Some good reads about Apache Drill. drill supports a variety of NoSQL databases and file systems, including HBase, MongoDB, MapR-DB, HDFS, MapR-FS, Amazon S3, Azure Blob Storage, Google Cloud Storage, Swift, NAS and local files. A single query can join data from multiple datastores. For example, you can join a user profile collection in MongoDB with a directory of event logs in Hadoop.
Drill’s datastore-aware optimizer automatically restructures a query plan to leverage the datastore’s internal processing capabilities. In addition, Drill supports data locality, so it’s a good idea to co-locate Drill and the datastore on the same nodes.

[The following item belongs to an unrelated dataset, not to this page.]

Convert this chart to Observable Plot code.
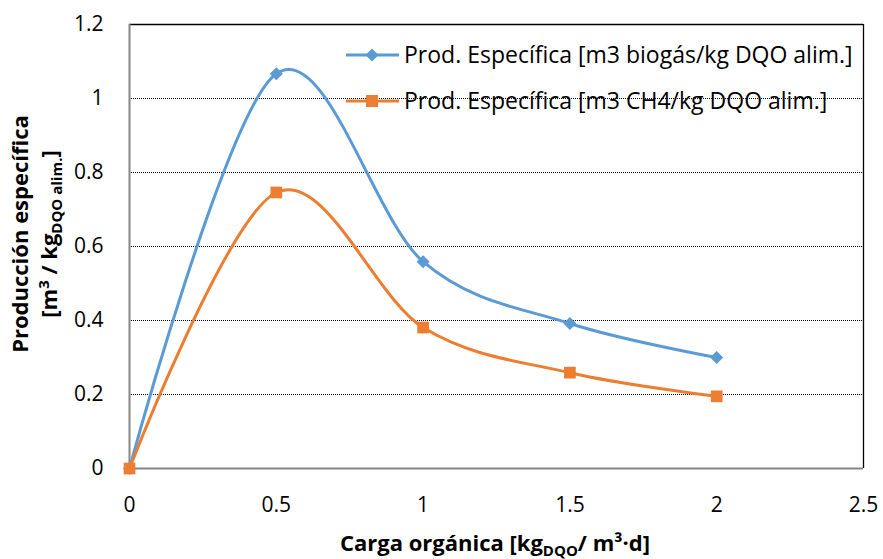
<!DOCTYPE html>
<html>
<head>
<meta charset="utf-8">
<script src="https://cdn.jsdelivr.net/npm/d3@7"></script>
<script src="https://cdn.jsdelivr.net/npm/@observablehq/plot@0.6"></script>
<style>
  html, body { margin: 0; padding: 0; background: #fff; }
  #chart svg { display: block; }
</style>
</head>
<body>
<div id="chart"></div>
<script>
// ---- Data ----
const cargaOrganica = [0, 0.5, 1, 1.5, 2];
const prodBiogas = [0, 1.067, 0.559, 0.392, 0.300];
const prodCH4 = [0, 0.746, 0.381, 0.259, 0.195];
const seriesNames = [
  "Prod. Específica [m3 biogás/kg DQO alim.]",
  "Prod. Específica [m3 CH4/kg DQO alim.]"
];
const seriesColors = ["#5B9BD5", "#ED7D31"];
const xTicks = [0, 0.5, 1, 1.5, 2, 2.5];
const yTicks = [0, 0.2, 0.4, 0.6, 0.8, 1, 1.2];

const biogasData = cargaOrganica.map((x, i) => ({x, y: prodBiogas[i]}));
const ch4Data = cargaOrganica.map((x, i) => ({x, y: prodCH4[i]}));

// rotated-square diamond symbol (Excel style)
const diamondSym = {
  draw(context, size) {
    const r = Math.sqrt(size / 2);
    context.moveTo(0, -r);
    context.lineTo(r, 0);
    context.lineTo(0, r);
    context.lineTo(-r, 0);
    context.closePath();
  }
};

const FONT = "'Open Sans', sans-serif";

const chart = Plot.plot({
  width: 883,
  height: 559,
  marginLeft: 129,
  marginRight: 20,
  marginTop: 24,
  marginBottom: 91,
  style: {fontFamily: FONT, fontSize: "21px", color: "#000", background: "#fff"},
  x: {domain: [0, 2.5]},
  y: {domain: [0, 1.2]},
  marks: [
    Plot.ruleY(yTicks.filter(d => d > 0 && d < 1.2), {stroke: "#000", strokeWidth: 1, strokeDasharray: "1,1"}),
    Plot.ruleY([1.2], {stroke: "#000", strokeWidth: 1.3}),
    Plot.ruleX([2.5], {stroke: "#000", strokeWidth: 1.3}),
    Plot.ruleX([0], {stroke: "#868686", strokeWidth: 2}),
    Plot.ruleY([0], {stroke: "#868686", strokeWidth: 2}),
    Plot.axisX({ticks: xTicks, tickSize: 0, tickPadding: 29, tickFormat: d => String(d), label: null, fontSize: 21}),
    Plot.axisY({ticks: yTicks, tickSize: 0, tickPadding: 26, tickFormat: d => String(d), label: null, fontSize: 21}),
    Plot.line(biogasData, {x: "x", y: "y", stroke: seriesColors[0], strokeWidth: 3, curve: "cardinal"}),
    Plot.dot(biogasData, {x: "x", y: "y", fill: seriesColors[0], symbol: diamondSym, r: 5.2, stroke: "none"}),
    Plot.line(ch4Data, {x: "x", y: "y", stroke: seriesColors[1], strokeWidth: 3, curve: "cardinal"}),
    Plot.dot(ch4Data, {x: "x", y: "y", fill: seriesColors[1], symbol: "square", r: 6.6, stroke: "none"})
  ]
});

document.getElementById("chart").appendChild(chart);

const svg = d3.select(chart);

// ---- Legend ----
const legend = svg.append("g").attr("font-family", FONT).attr("font-size", 23).attr("text-anchor", "start");
const legendY = [55, 101];
seriesNames.forEach((name, i) => {
  const y = legendY[i];
  legend.append("line").attr("x1", 346).attr("x2", 399).attr("y1", y).attr("y2", y)
    .attr("stroke", seriesColors[i]).attr("stroke-width", 3);
  if (i === 0) {
    legend.append("path").attr("d", `M372,${y - 6.5}L378.5,${y}L372,${y + 6.5}L365.5,${y}Z`).attr("fill", seriesColors[i]);
  } else {
    legend.append("rect").attr("x", 366).attr("y", y - 6).attr("width", 12).attr("height", 12).attr("fill", seriesColors[i]);
  }
  legend.append("text").attr("x", 404).attr("y", y).attr("dy", "0.35em").attr("text-anchor", "start")
    .attr("fill", "#000").text(name);
});

// ---- Axis titles ----
const xt = svg.append("text").attr("x", 495).attr("y", 551).attr("text-anchor", "middle")
  .attr("font-family", FONT).attr("font-size", 22).attr("font-weight", "bold").attr("fill", "#000");
xt.append("tspan").text("Carga orgánica [kg");
xt.append("tspan").attr("font-size", 15).attr("dy", 5).text("DQO");
xt.append("tspan").attr("dy", -5).text("/ m³·d]");

const yt = svg.append("g").attr("transform", "translate(0,234) rotate(-90)")
  .attr("font-family", FONT).attr("font-size", 22).attr("font-weight", "bold").attr("fill", "#000");
yt.append("text").attr("x", 0).attr("y", 28).attr("text-anchor", "middle").text("Producción específica");
const l2 = yt.append("text").attr("x", 0).attr("y", 57).attr("text-anchor", "middle");
l2.append("tspan").text("[m");
l2.append("tspan").attr("font-size", 15).attr("dy", -8).text("3");
l2.append("tspan").attr("dy", 8).text(" / kg");
l2.append("tspan").attr("font-size", 15).attr("dy", 5).text("DQO alim.");
l2.append("tspan").attr("dy", -5).text("]");
</script>
</body>
</html>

Traditional query engines demand significant IT intervention before data can be queried. Drill gets rid of all that overhead so that users can just query the raw data in-situ. There’s no need to load the data, create and maintain schemas, or transform the data before it can be processed. Instead, simply include the path to a Hadoop directory, MongoDB collection or S3 bucket in the SQL query.
Drill leverages advanced query compilation and re-compilation techniques to maximize performance without requiring up-front schema knowledge.
Drill features a JSON data model that enables queries on complex/nested data as well as rapidly evolving structures commonly seen in modern applications and non-relational datastores. Drill also provides intuitive extensions to SQL so that you can easily query complex data.
Drill is the only columnar query engine that supports complex data. It features an in-memory shredded columnar representation for complex data which allows Drill to achieve columnar speed with the flexibility of an internal JSON document model.
SQL parser: Drill uses Calcite, the open source SQL parser framework, to parse incoming queries. The output of the parser component is a language agnostic, computer-friendly logical plan that represents the query.